English edit

Proper noun edit

Eʋeland

  1. Alternative form of Eweland.
    • 1971, Gilbert Ansre, “Language Standardisation in Sub-Saharan Africa”, in Thomas A[lbert] Sebeok, editor, Current Trends in Linguistics, volume 7 (Linguistics in Sub-Saharan Africa), The Hague, Paris: Mouton, →LCCN, page 684:
      The main sources of information about the development of Standard Eʋe are in German. There are two main reasons for this: First, German missionaries of the Norddeutsche Missions-Gesellschaft (Bremen) were the first to bring Christianity, with the formal western education that was associated with it, to Eʋeland. Secondly, the German colony of Togo lay in the heartland of Eʋeland.

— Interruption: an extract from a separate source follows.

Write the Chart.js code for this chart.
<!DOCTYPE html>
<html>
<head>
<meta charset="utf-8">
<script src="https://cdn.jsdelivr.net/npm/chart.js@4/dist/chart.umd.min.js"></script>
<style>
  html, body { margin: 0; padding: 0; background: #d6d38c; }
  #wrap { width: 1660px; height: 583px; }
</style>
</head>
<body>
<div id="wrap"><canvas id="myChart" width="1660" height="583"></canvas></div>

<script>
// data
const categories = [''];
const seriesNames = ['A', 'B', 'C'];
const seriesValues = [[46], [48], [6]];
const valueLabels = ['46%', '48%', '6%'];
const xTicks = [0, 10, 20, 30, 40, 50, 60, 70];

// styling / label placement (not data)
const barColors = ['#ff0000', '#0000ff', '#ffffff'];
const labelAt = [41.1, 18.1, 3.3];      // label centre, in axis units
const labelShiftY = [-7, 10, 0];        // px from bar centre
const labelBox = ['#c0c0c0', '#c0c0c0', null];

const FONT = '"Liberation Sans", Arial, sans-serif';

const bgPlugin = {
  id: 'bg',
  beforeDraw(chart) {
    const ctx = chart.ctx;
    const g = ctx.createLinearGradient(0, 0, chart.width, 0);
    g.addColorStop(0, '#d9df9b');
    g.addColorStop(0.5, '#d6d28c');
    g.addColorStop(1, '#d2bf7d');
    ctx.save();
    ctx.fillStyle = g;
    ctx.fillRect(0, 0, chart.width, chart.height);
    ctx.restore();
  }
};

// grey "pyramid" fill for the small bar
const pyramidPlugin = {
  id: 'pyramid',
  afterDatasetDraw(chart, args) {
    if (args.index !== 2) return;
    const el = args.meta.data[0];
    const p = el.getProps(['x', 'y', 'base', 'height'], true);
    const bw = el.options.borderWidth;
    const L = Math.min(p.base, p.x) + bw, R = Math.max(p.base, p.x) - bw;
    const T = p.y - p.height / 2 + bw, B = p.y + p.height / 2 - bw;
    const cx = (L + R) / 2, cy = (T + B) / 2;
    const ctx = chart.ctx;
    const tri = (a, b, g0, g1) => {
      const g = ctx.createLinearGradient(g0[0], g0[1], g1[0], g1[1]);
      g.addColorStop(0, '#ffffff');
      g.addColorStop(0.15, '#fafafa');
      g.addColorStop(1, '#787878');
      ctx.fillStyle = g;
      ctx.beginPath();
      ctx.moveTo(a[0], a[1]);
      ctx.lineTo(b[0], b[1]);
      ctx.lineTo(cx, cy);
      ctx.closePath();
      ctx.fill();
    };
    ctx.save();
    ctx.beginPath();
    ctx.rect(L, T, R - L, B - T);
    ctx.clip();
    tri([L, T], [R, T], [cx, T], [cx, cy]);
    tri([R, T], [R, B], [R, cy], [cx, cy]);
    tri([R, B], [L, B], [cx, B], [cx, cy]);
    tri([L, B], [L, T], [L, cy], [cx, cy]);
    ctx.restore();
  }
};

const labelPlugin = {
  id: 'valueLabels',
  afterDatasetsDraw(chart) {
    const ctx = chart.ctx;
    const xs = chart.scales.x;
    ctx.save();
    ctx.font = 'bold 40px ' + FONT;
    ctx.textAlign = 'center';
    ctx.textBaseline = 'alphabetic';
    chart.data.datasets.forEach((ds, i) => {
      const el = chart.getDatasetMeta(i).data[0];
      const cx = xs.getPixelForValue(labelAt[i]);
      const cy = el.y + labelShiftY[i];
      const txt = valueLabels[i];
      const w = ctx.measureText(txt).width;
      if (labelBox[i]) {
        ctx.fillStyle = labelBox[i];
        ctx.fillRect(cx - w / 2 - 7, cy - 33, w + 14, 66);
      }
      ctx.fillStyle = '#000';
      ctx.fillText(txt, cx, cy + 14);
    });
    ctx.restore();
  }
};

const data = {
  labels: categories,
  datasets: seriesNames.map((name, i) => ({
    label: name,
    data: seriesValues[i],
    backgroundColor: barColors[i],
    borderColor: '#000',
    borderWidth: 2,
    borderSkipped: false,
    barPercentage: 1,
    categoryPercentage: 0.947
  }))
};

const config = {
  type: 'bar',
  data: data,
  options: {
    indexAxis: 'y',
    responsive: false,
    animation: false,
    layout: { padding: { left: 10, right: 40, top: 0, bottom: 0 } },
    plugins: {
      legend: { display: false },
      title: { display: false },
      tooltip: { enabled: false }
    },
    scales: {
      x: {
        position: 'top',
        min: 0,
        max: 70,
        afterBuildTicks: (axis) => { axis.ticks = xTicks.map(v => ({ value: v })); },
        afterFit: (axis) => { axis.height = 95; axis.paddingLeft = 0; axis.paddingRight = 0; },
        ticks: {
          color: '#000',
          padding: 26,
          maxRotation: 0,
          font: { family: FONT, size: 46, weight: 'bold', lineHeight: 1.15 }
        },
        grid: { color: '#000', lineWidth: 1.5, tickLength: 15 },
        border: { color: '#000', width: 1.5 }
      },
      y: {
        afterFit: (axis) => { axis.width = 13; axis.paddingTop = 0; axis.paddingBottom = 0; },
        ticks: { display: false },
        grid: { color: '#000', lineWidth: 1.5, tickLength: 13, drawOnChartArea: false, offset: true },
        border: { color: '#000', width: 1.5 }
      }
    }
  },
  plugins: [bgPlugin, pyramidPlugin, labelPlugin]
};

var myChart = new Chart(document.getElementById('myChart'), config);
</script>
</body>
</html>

    • 1976, Charles M. K. Mamattah, The Eʋes of West Africa: The Aŋlɔ-Eʋes and Their Immediate Neighbours, Volta Research Publications, page 66:
      The Eastern boundary is the Mɔnɔ, Daxomε. But Eʋeland is officially known to be bounded on the East by the artificial international frontier between Ghana-Togo-Dahomey-Nigeria.

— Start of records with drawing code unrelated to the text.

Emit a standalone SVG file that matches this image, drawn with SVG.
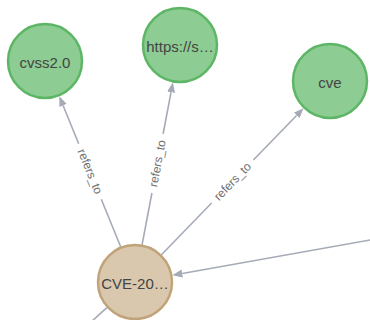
<svg xmlns="http://www.w3.org/2000/svg" width="370" height="320" viewBox="0 0 370 320">
  <style>
    .node-green circle { fill: #8DCC93; stroke: #5DB665; stroke-width: 2.5; }
    .node-tan circle { fill: #D9C8AE; stroke: #C0A378; stroke-width: 2.5; }
    .caption { font-family: "Liberation Sans", Arial, sans-serif; font-size: 15px; fill: #444444; text-anchor: middle; }
    .rel { stroke: #A5ABB6; stroke-width: 1.6; fill: none; }
    .rel-label { font-family: "Liberation Sans", Arial, sans-serif; font-size: 12px; fill: #707070; text-anchor: middle; }
  </style>
  <defs>
    <marker id="arrow" viewBox="0 -5 10 10" refX="0" refY="0" markerWidth="10" markerHeight="10" markerUnits="userSpaceOnUse" orient="auto">
      <path d="M0,-4 L10,0 L0,4 z" fill="#A5ABB6"/>
    </marker>
  </defs>
  <rect width="370" height="320" fill="#ffffff"/>

  <g id="connectors">
    <!-- CVE-20… to cvss2.0 -->
    <g id="rel-cvss">
      <path class="rel" d="M120.67,246.8 L101.3,199.3"/>
      <path class="rel" d="M78.7,143.7 L63.1,105.46" marker-end="url(#arrow)"/>
      <text class="rel-label" transform="translate(90,171.5) rotate(67.85)" x="0" y="4">refers_to</text>
    </g>
    <!-- CVE-20… to https://s… -->
    <g id="rel-https">
      <path class="rel" d="M142.09,244.67 L151.9,193.0"/>
      <path class="rel" d="M163.1,134.0 L171.05,92.16" marker-end="url(#arrow)"/>
      <text class="rel-label" transform="translate(157.5,163.5) rotate(-79.25)" x="0" y="4">refers_to</text>
    </g>
    <!-- CVE-20… to cve -->
    <g id="rel-cve">
      <path class="rel" d="M161.46,254.73 L211.6,203.0"/>
      <path class="rel" d="M253.4,160.0 L296.58,115.45" marker-end="url(#arrow)"/>
      <text class="rel-label" transform="translate(232.5,181.5) rotate(-45.86)" x="0" y="4">refers_to</text>
    </g>
    <!-- incoming from the right -->
    <path id="rel-in" class="rel" d="M390.9,236.2 L182.25,273.55" marker-end="url(#arrow)"/>
    <!-- outgoing to the lower left -->
    <path id="rel-out" class="rel" d="M106.88,307.57 L75.8,335.8"/>
  </g>

  <g id="node-cvss" class="node-green">
    <circle cx="45" cy="61" r="37"/>
    <text class="caption" x="45" y="68.3">cvss2.0</text>
  </g>
  <g id="node-https" class="node-green">
    <circle cx="180" cy="45" r="37"/>
    <text class="caption" x="180" y="52.3">https://s…</text>
  </g>
  <g id="node-cve" class="node-green">
    <circle cx="330" cy="81" r="37"/>
    <text class="caption" x="330" y="88.3">cve</text>
  </g>
  <g id="node-cve-20" class="node-tan">
    <circle cx="135" cy="282" r="37"/>
    <text class="caption" x="135" y="289.3">CVE-20…</text>
  </g>
</svg>
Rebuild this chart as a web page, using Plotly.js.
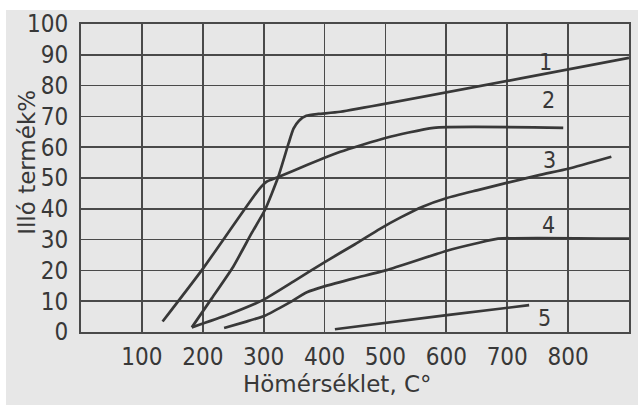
<!DOCTYPE html>
<html>
<head>
<meta charset="utf-8">
<script src="https://cdn.plot.ly/plotly-3.0.1.min.js"></script>
<style>
  html, body { margin: 0; padding: 0; background: #ffffff; }
  #chart { width: 638px; height: 405px; }
</style>
</head>
<body>
<div id="chart"></div>
<script>
// Curve data (temperature °C, volatile product %)
const c1x = [182, 215, 250, 280, 302, 324, 341, 349, 358, 370, 390, 426, 900];
const c1y = [1.5, 11, 21.2, 32, 39.6, 50.4, 61.3, 66, 68.6, 70.2, 70.8, 71.5, 89];

const c2x = [134, 200, 291, 305, 324, 371, 426, 500, 579, 792];
const c2y = [3.4, 20.5, 46, 48.8, 50.3, 54.2, 58.5, 63, 66.3, 66.3];

const c3x = [182, 240, 300, 350, 401, 450, 491, 525, 560, 601, 650, 699, 754, 800, 871];
const c3y = [1.5, 5.5, 10.5, 16.5, 22.8, 28.5, 33.5, 37.2, 40.6, 43.5, 46.0, 48.4, 51, 53, 56.9];

const c4x = [235, 270, 302, 340, 371, 401, 450, 502, 601, 650, 685, 900];
const c4y = [1.3, 3.3, 5.3, 9.3, 12.9, 14.9, 17.5, 20.1, 26.4, 28.8, 30.3, 30.3];

const c5x = [417, 601, 736];
const c5y = [0.9, 5.5, 8.7];

const curveLabels = ['1', '2', '3', '4', '5'];
const labelX = [763, 767, 770, 767, 762];
const labelY = [87.7, 75.3, 55.8, 34.7, 4.4];

const xTicks = [100, 200, 300, 400, 500, 600, 700, 800];
const yTicks = [0, 10, 20, 30, 40, 50, 60, 70, 80, 90, 100];

const xTitle = 'Hömérséklet, C°';
const yTitle = 'Illó termék%';

const ink = '#383838';
const gridInk = '#4a4a4a';
const bg = '#e7e7e7';
const tickFont = { family: '"Liberation Sans Narrow", "DejaVu Sans Condensed", "Liberation Sans", sans-serif', size: 24, color: ink };
const textFont = { family: '"DejaVu Sans", "Liberation Sans", sans-serif', size: 23, color: ink };

const lineStyle = { color: ink, width: 2.7, shape: 'spline', smoothing: 0.5 };
const series = [[c1x, c1y], [c2x, c2y], [c3x, c3y], [c4x, c4y], [c5x, c5y]];
const traces = series.map(s => ({
  x: s[0], y: s[1], type: 'scatter', mode: 'lines',
  line: lineStyle, hoverinfo: 'skip', showlegend: false
}));

const annotations = curveLabels.map((t, i) => ({
  x: labelX[i], y: labelY[i], xref: 'x', yref: 'y', text: t,
  showarrow: false, font: { family: tickFont.family, size: 23, color: ink }
}));
annotations.push({
  x: -0.1, y: 0.55, xref: 'paper', yref: 'paper', text: yTitle,
  textangle: -90, showarrow: false, font: textFont, xanchor: 'center', yanchor: 'middle'
});
annotations.push({
  x: (337 - 81) / 548, y: 1 - (384 - 24) / 308, xref: 'paper', yref: 'paper', text: xTitle,
  showarrow: false, font: textFont, xanchor: 'center', yanchor: 'middle'
});

const layout = {
  width: 638, height: 405,
  margin: { l: 81, r: 9, t: 24, b: 73 },
  paper_bgcolor: bg, plot_bgcolor: bg,
  showlegend: false,
  xaxis: {
    range: [0, 900], tickvals: xTicks, ticktext: xTicks.map(String),
    showgrid: true, gridcolor: gridInk, gridwidth: 1.7,
    zeroline: false, showline: true, mirror: true, linecolor: gridInk, linewidth: 1.9,
    ticks: '', tickfont: tickFont, ticklabelstandoff: 2, fixedrange: true
  },
  yaxis: {
    range: [0, 100], tickvals: yTicks, ticktext: yTicks.map(String),
    showgrid: true, gridcolor: gridInk, gridwidth: 1.7,
    zeroline: false, showline: true, mirror: true, linecolor: gridInk, linewidth: 1.9,
    ticks: '', tickfont: tickFont, ticklabelstandoff: 6, fixedrange: true
  },
  annotations: annotations,
  shapes: [
    { type: 'rect', xref: 'paper', yref: 'paper', x0: -0.2, x1: (6 - 81) / 548, y0: -0.3, y1: 1.2,
      fillcolor: '#ffffff', line: { width: 0 }, layer: 'below' },
    { type: 'rect', xref: 'paper', yref: 'paper', x0: -0.2, x1: 1.1, y0: 1 - (10 - 24) / 308, y1: 1.2,
      fillcolor: '#ffffff', line: { width: 0 }, layer: 'below' }
  ]
};

Plotly.newPlot('chart', traces, layout, { displayModeBar: false, staticPlot: true });
</script>
</body>
</html>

    • 1991, “Greeting Performance In Eʋeland”, in Southern Folklore, volume 48, page 224:
      Today, while formal greetings are still performed in rural Eʋeland, in the southern cities they are undergoing significant lexical and structural changes, so much so that they are becoming authentic urban greeting performances.
    • 2017, David C. K. Tay, “[Bremen Mission Society and E. P. Church: 1847-1955] Post Asante War Growth”, in Mawuli School: The Early Years, FriesenPress, →ISBN:
      Within the post-Asante War period when progress was being made in Peki, the Bremen Mission church expansion occurred steadily in other areas of Eʋeland also.